» Required task: Leave the pictures out and transcribe every record exactly.

* BEGIN Available records *

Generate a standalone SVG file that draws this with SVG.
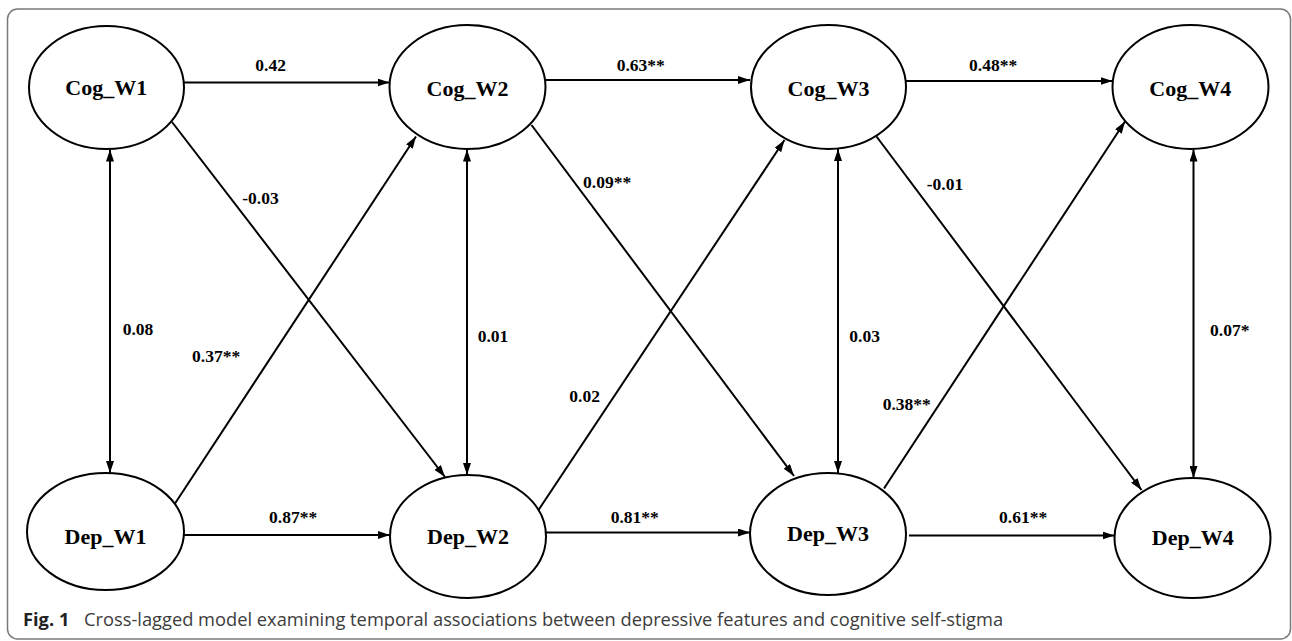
<svg xmlns="http://www.w3.org/2000/svg" width="1292" height="641" viewBox="0 0 1292 641">
<defs>
<style>
.node ellipse{fill:#fff;stroke:#000;stroke-width:2}
.node text{font-family:"Liberation Serif","Times New Roman",serif;font-weight:bold;font-size:22px;fill:#000;text-anchor:middle}
.edges line{stroke:#000;stroke-width:2;fill:none}
.one{marker-end:url(#ah)}
.two{marker-start:url(#ah);marker-end:url(#ah)}
.lbl{font-family:"Liberation Serif","Times New Roman",serif;font-weight:bold;font-size:17.5px;fill:#000}
.cap{font-family:"Open Sans","Noto Sans",sans-serif;font-size:18.3px;fill:#3c3c3c}
</style>
<marker id="ah" viewBox="0 0 12 8" refX="12" refY="4" markerWidth="12" markerHeight="8" markerUnits="userSpaceOnUse" orient="auto-start-reverse">
<path d="M0,0 L12,4 L0,8 Z" fill="#000"/>
</marker>
</defs>
<rect x="0" y="0" width="1292" height="641" fill="#fff"/>
<rect x="7.5" y="9" width="1283" height="630" rx="10" ry="10" fill="none" stroke="#7a7a7a" stroke-width="1.5"/>

<g id="connectors" class="edges">
<line class="one" x1="184" y1="82.5" x2="389.5" y2="82.5"/>
<line class="one" x1="545.5" y1="80" x2="750" y2="80"/>
<line class="one" x1="906" y1="81" x2="1112.5" y2="81"/>
<line class="one" x1="184" y1="535" x2="390" y2="535"/>
<line class="one" x1="546" y1="532.5" x2="750" y2="532.5"/>
<line class="one" x1="909" y1="535.5" x2="1114.5" y2="535.5"/>
<line class="two" x1="110" y1="149.5" x2="110" y2="473"/>
<line class="two" x1="467" y1="149.5" x2="467" y2="475"/>
<line class="two" x1="838" y1="149" x2="838" y2="473"/>
<line class="two" x1="1193.5" y1="149.5" x2="1193.5" y2="478"/>
<line class="one" x1="172" y1="122" x2="445" y2="477"/>
<line class="one" x1="174" y1="505" x2="416" y2="136.5"/>
<line class="one" x1="531.5" y1="125" x2="794" y2="476"/>
<line class="one" x1="538.5" y1="510" x2="784.5" y2="140"/>
<line class="one" x1="876.5" y1="136.5" x2="1141.5" y2="490"/>
<line class="one" x1="884" y1="488.5" x2="1125" y2="121.5"/>
</g>

<g id="edge-labels">
<text class="lbl" x="255.3" y="71">0.42</text>
<text class="lbl" x="616.7" y="70.5">0.63**</text>
<text class="lbl" x="969" y="70.7">0.48**</text>
<text class="lbl" x="242.3" y="204">-0.03</text>
<text class="lbl" x="583" y="188">0.09**</text>
<text class="lbl" x="926.7" y="190">-0.01</text>
<text class="lbl" x="122.7" y="335">0.08</text>
<text class="lbl" x="477.7" y="342.3">0.01</text>
<text class="lbl" x="849.3" y="341.7">0.03</text>
<text class="lbl" x="1210" y="335.7">0.07*</text>
<text class="lbl" x="192" y="362">0.37**</text>
<text class="lbl" x="569.3" y="401.7">0.02</text>
<text class="lbl" x="882.7" y="410">0.38**</text>
<text class="lbl" x="269" y="523">0.87**</text>
<text class="lbl" x="610.7" y="522.7">0.81**</text>
<text class="lbl" x="999" y="523">0.61**</text>
</g>

<g id="Cog_W1" class="node"><ellipse cx="106.5" cy="87.5" rx="77.5" ry="61.5"/><text x="106.3" y="94.5">Cog_W1</text></g>
<g id="Cog_W2" class="node"><ellipse cx="467.5" cy="87" rx="78" ry="62"/><text x="467.5" y="95.5">Cog_W2</text></g>
<g id="Cog_W3" class="node"><ellipse cx="828.5" cy="87" rx="77.5" ry="62"/><text x="828.5" y="95.5">Cog_W3</text></g>
<g id="Cog_W4" class="node"><ellipse cx="1190.5" cy="87" rx="78" ry="62"/><text x="1190.3" y="95.5">Cog_W4</text></g>
<g id="Dep_W1" class="node"><ellipse cx="105.5" cy="531.5" rx="78.5" ry="58.5"/><text x="105.5" y="544">Dep_W1</text></g>
<g id="Dep_W2" class="node"><ellipse cx="468" cy="536.5" rx="78" ry="61.5"/><text x="468" y="544">Dep_W2</text></g>
<g id="Dep_W3" class="node"><ellipse cx="828" cy="534" rx="78" ry="61"/><text x="828" y="541">Dep_W3</text></g>
<g id="Dep_W4" class="node"><ellipse cx="1192.5" cy="538" rx="78" ry="60"/><text x="1192.7" y="545">Dep_W4</text></g>

<g id="caption">
<text class="cap" x="23" y="626"><tspan font-weight="bold" fill="#222">Fig. 1</tspan><tspan x="84">Cross-lagged model examining temporal associations between depressive features and cognitive self-stigma</tspan></text>
</g>
</svg>
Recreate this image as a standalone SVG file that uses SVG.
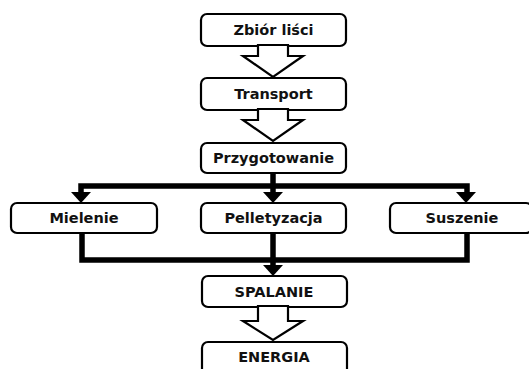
<svg xmlns="http://www.w3.org/2000/svg" width="529" height="369" viewBox="0 0 529 369">
<style>
.box{fill:#fff;stroke:#000;stroke-width:2.2}
.t{font-family:"DejaVu Sans","Open Sans",sans-serif;font-weight:bold;font-size:14.5px;fill:#111;text-anchor:middle}
.hollow{fill:#fff;stroke:#000;stroke-width:2.2;stroke-linejoin:miter}
.thick{fill:none;stroke:#000;stroke-width:5.5;stroke-linejoin:miter}
.head{fill:#000}
</style>
<rect width="529" height="369" fill="#fff"/>
<g id="connectors">
<path class="thick" d="M273,173 V194"/>
<path class="thick" d="M81,194 V186 H467 V194"/>
<polygon class="head" points="71,192 91,192 81,203"/>
<polygon class="head" points="263,192 283,192 273,203"/>
<polygon class="head" points="456,192 476,192 466,203"/>
<path class="thick" d="M82,233 V260 H467 V233"/>
<path class="thick" d="M273,233 V267"/>
<polygon class="head" points="263,265 283,265 273,276"/>
</g>
<g id="n1"><rect class="box" x="201" y="14" width="145" height="32" rx="6"/><text class="t" x="273.5" y="35">Zbiór liści</text></g>
<g id="n2"><rect class="box" x="201" y="78" width="145" height="32" rx="6"/><text class="t" x="273.5" y="99">Transport</text></g>
<g id="n3"><rect class="box" x="201" y="143" width="145" height="30" rx="6"/><text class="t" x="273.5" y="163">Przygotowanie</text></g>
<g id="n4"><rect class="box" x="11" y="203" width="146" height="30" rx="6"/><text class="t" x="84" y="223">Mielenie</text></g>
<g id="n5"><rect class="box" x="201" y="203" width="145" height="30" rx="6"/><text class="t" x="273.5" y="223">Pelletyzacja</text></g>
<g id="n6"><rect class="box" x="390" y="203" width="142" height="30" rx="6"/><text class="t" x="462" y="223">Suszenie</text></g>
<g id="n7"><rect class="box" x="202" y="276" width="145" height="31" rx="6"/><text class="t" x="274" y="296.5">SPALANIE</text></g>
<g id="n8"><rect class="box" x="202" y="342" width="145" height="34" rx="6"/><text class="t" x="274" y="361.5">ENERGIA</text></g>
<g id="hollow-arrows">
<polygon class="hollow" points="258,45 288,45 288,56 303,56 273,77 243,56 258,56"/>
<polygon class="hollow" points="258,109 288,109 288,120 303,120 273,141 243,120 258,120"/>
<polygon class="hollow" points="258,306 288,306 288,321 303,321 273,340 243,321 258,321"/>
</g>
</svg>
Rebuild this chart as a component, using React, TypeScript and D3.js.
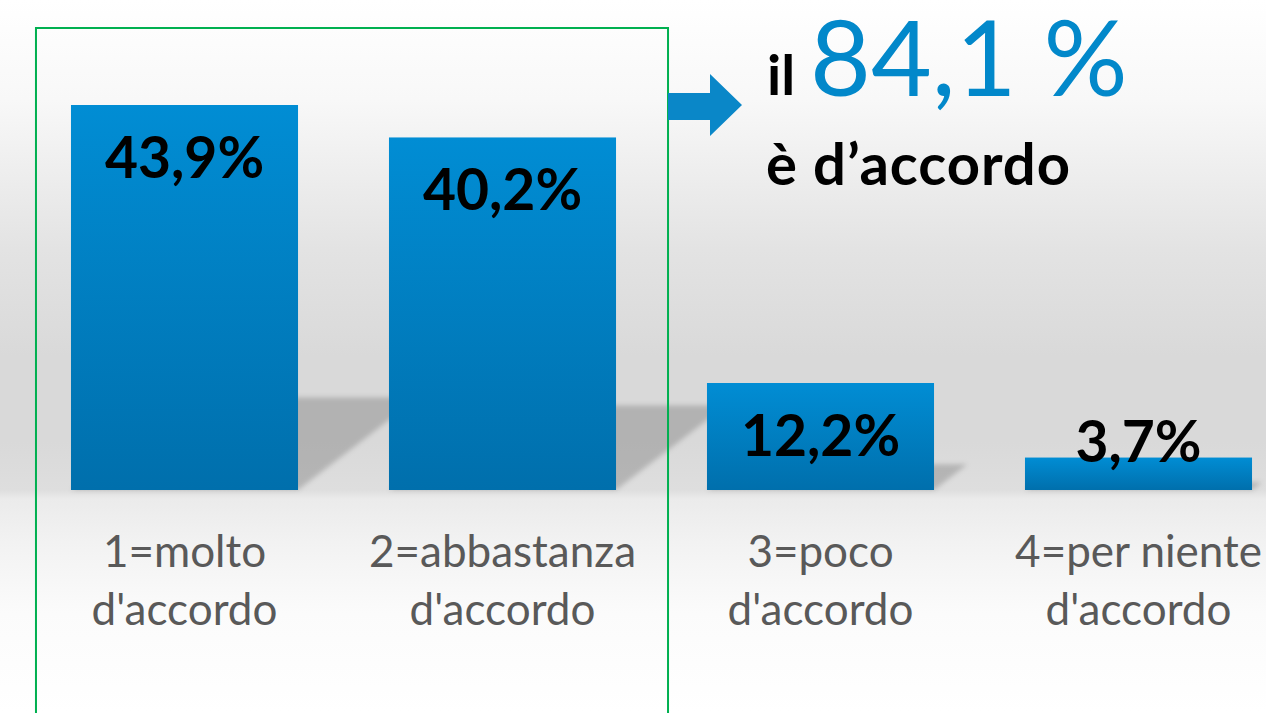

* END Available records *

» Solution to the problem:
Generate a standalone SVG file that draws this with SVG.
<svg xmlns="http://www.w3.org/2000/svg" width="1292" height="641" viewBox="0 0 1292 641">
<defs>
<style>
.node ellipse{fill:#fff;stroke:#000;stroke-width:2}
.node text{font-family:"Liberation Serif","Times New Roman",serif;font-weight:bold;font-size:22px;fill:#000;text-anchor:middle}
.edges line{stroke:#000;stroke-width:2;fill:none}
.one{marker-end:url(#ah)}
.two{marker-start:url(#ah);marker-end:url(#ah)}
.lbl{font-family:"Liberation Serif","Times New Roman",serif;font-weight:bold;font-size:17.5px;fill:#000}
.cap{font-family:"Open Sans","Noto Sans",sans-serif;font-size:18.3px;fill:#3c3c3c}
</style>
<marker id="ah" viewBox="0 0 12 8" refX="12" refY="4" markerWidth="12" markerHeight="8" markerUnits="userSpaceOnUse" orient="auto-start-reverse">
<path d="M0,0 L12,4 L0,8 Z" fill="#000"/>
</marker>
</defs>
<rect x="0" y="0" width="1292" height="641" fill="#fff"/>
<rect x="7.5" y="9" width="1283" height="630" rx="10" ry="10" fill="none" stroke="#7a7a7a" stroke-width="1.5"/>

<g id="connectors" class="edges">
<line class="one" x1="184" y1="82.5" x2="389.5" y2="82.5"/>
<line class="one" x1="545.5" y1="80" x2="750" y2="80"/>
<line class="one" x1="906" y1="81" x2="1112.5" y2="81"/>
<line class="one" x1="184" y1="535" x2="390" y2="535"/>
<line class="one" x1="546" y1="532.5" x2="750" y2="532.5"/>
<line class="one" x1="909" y1="535.5" x2="1114.5" y2="535.5"/>
<line class="two" x1="110" y1="149.5" x2="110" y2="473"/>
<line class="two" x1="467" y1="149.5" x2="467" y2="475"/>
<line class="two" x1="838" y1="149" x2="838" y2="473"/>
<line class="two" x1="1193.5" y1="149.5" x2="1193.5" y2="478"/>
<line class="one" x1="172" y1="122" x2="445" y2="477"/>
<line class="one" x1="174" y1="505" x2="416" y2="136.5"/>
<line class="one" x1="531.5" y1="125" x2="794" y2="476"/>
<line class="one" x1="538.5" y1="510" x2="784.5" y2="140"/>
<line class="one" x1="876.5" y1="136.5" x2="1141.5" y2="490"/>
<line class="one" x1="884" y1="488.5" x2="1125" y2="121.5"/>
</g>

<g id="edge-labels">
<text class="lbl" x="255.3" y="71">0.42</text>
<text class="lbl" x="616.7" y="70.5">0.63**</text>
<text class="lbl" x="969" y="70.7">0.48**</text>
<text class="lbl" x="242.3" y="204">-0.03</text>
<text class="lbl" x="583" y="188">0.09**</text>
<text class="lbl" x="926.7" y="190">-0.01</text>
<text class="lbl" x="122.7" y="335">0.08</text>
<text class="lbl" x="477.7" y="342.3">0.01</text>
<text class="lbl" x="849.3" y="341.7">0.03</text>
<text class="lbl" x="1210" y="335.7">0.07*</text>
<text class="lbl" x="192" y="362">0.37**</text>
<text class="lbl" x="569.3" y="401.7">0.02</text>
<text class="lbl" x="882.7" y="410">0.38**</text>
<text class="lbl" x="269" y="523">0.87**</text>
<text class="lbl" x="610.7" y="522.7">0.81**</text>
<text class="lbl" x="999" y="523">0.61**</text>
</g>

<g id="Cog_W1" class="node"><ellipse cx="106.5" cy="87.5" rx="77.5" ry="61.5"/><text x="106.3" y="94.5">Cog_W1</text></g>
<g id="Cog_W2" class="node"><ellipse cx="467.5" cy="87" rx="78" ry="62"/><text x="467.5" y="95.5">Cog_W2</text></g>
<g id="Cog_W3" class="node"><ellipse cx="828.5" cy="87" rx="77.5" ry="62"/><text x="828.5" y="95.5">Cog_W3</text></g>
<g id="Cog_W4" class="node"><ellipse cx="1190.5" cy="87" rx="78" ry="62"/><text x="1190.3" y="95.5">Cog_W4</text></g>
<g id="Dep_W1" class="node"><ellipse cx="105.5" cy="531.5" rx="78.5" ry="58.5"/><text x="105.5" y="544">Dep_W1</text></g>
<g id="Dep_W2" class="node"><ellipse cx="468" cy="536.5" rx="78" ry="61.5"/><text x="468" y="544">Dep_W2</text></g>
<g id="Dep_W3" class="node"><ellipse cx="828" cy="534" rx="78" ry="61"/><text x="828" y="541">Dep_W3</text></g>
<g id="Dep_W4" class="node"><ellipse cx="1192.5" cy="538" rx="78" ry="60"/><text x="1192.7" y="545">Dep_W4</text></g>

<g id="caption">
<text class="cap" x="23" y="626"><tspan font-weight="bold" fill="#222">Fig. 1</tspan><tspan x="84">Cross-lagged model examining temporal associations between depressive features and cognitive self-stigma</tspan></text>
</g>
</svg>
Recreate this image as a standalone SVG file that uses SVG.
<svg xmlns="http://www.w3.org/2000/svg" width="529" height="369" viewBox="0 0 529 369">
<style>
.box{fill:#fff;stroke:#000;stroke-width:2.2}
.t{font-family:"DejaVu Sans","Open Sans",sans-serif;font-weight:bold;font-size:14.5px;fill:#111;text-anchor:middle}
.hollow{fill:#fff;stroke:#000;stroke-width:2.2;stroke-linejoin:miter}
.thick{fill:none;stroke:#000;stroke-width:5.5;stroke-linejoin:miter}
.head{fill:#000}
</style>
<rect width="529" height="369" fill="#fff"/>
<g id="connectors">
<path class="thick" d="M273,173 V194"/>
<path class="thick" d="M81,194 V186 H467 V194"/>
<polygon class="head" points="71,192 91,192 81,203"/>
<polygon class="head" points="263,192 283,192 273,203"/>
<polygon class="head" points="456,192 476,192 466,203"/>
<path class="thick" d="M82,233 V260 H467 V233"/>
<path class="thick" d="M273,233 V267"/>
<polygon class="head" points="263,265 283,265 273,276"/>
</g>
<g id="n1"><rect class="box" x="201" y="14" width="145" height="32" rx="6"/><text class="t" x="273.5" y="35">Zbiór liści</text></g>
<g id="n2"><rect class="box" x="201" y="78" width="145" height="32" rx="6"/><text class="t" x="273.5" y="99">Transport</text></g>
<g id="n3"><rect class="box" x="201" y="143" width="145" height="30" rx="6"/><text class="t" x="273.5" y="163">Przygotowanie</text></g>
<g id="n4"><rect class="box" x="11" y="203" width="146" height="30" rx="6"/><text class="t" x="84" y="223">Mielenie</text></g>
<g id="n5"><rect class="box" x="201" y="203" width="145" height="30" rx="6"/><text class="t" x="273.5" y="223">Pelletyzacja</text></g>
<g id="n6"><rect class="box" x="390" y="203" width="142" height="30" rx="6"/><text class="t" x="462" y="223">Suszenie</text></g>
<g id="n7"><rect class="box" x="202" y="276" width="145" height="31" rx="6"/><text class="t" x="274" y="296.5">SPALANIE</text></g>
<g id="n8"><rect class="box" x="202" y="342" width="145" height="34" rx="6"/><text class="t" x="274" y="361.5">ENERGIA</text></g>
<g id="hollow-arrows">
<polygon class="hollow" points="258,45 288,45 288,56 303,56 273,77 243,56 258,56"/>
<polygon class="hollow" points="258,109 288,109 288,120 303,120 273,141 243,120 258,120"/>
<polygon class="hollow" points="258,306 288,306 288,321 303,321 273,340 243,321 258,321"/>
</g>
</svg>
Rebuild this chart as a component, using React, TypeScript and D3.js.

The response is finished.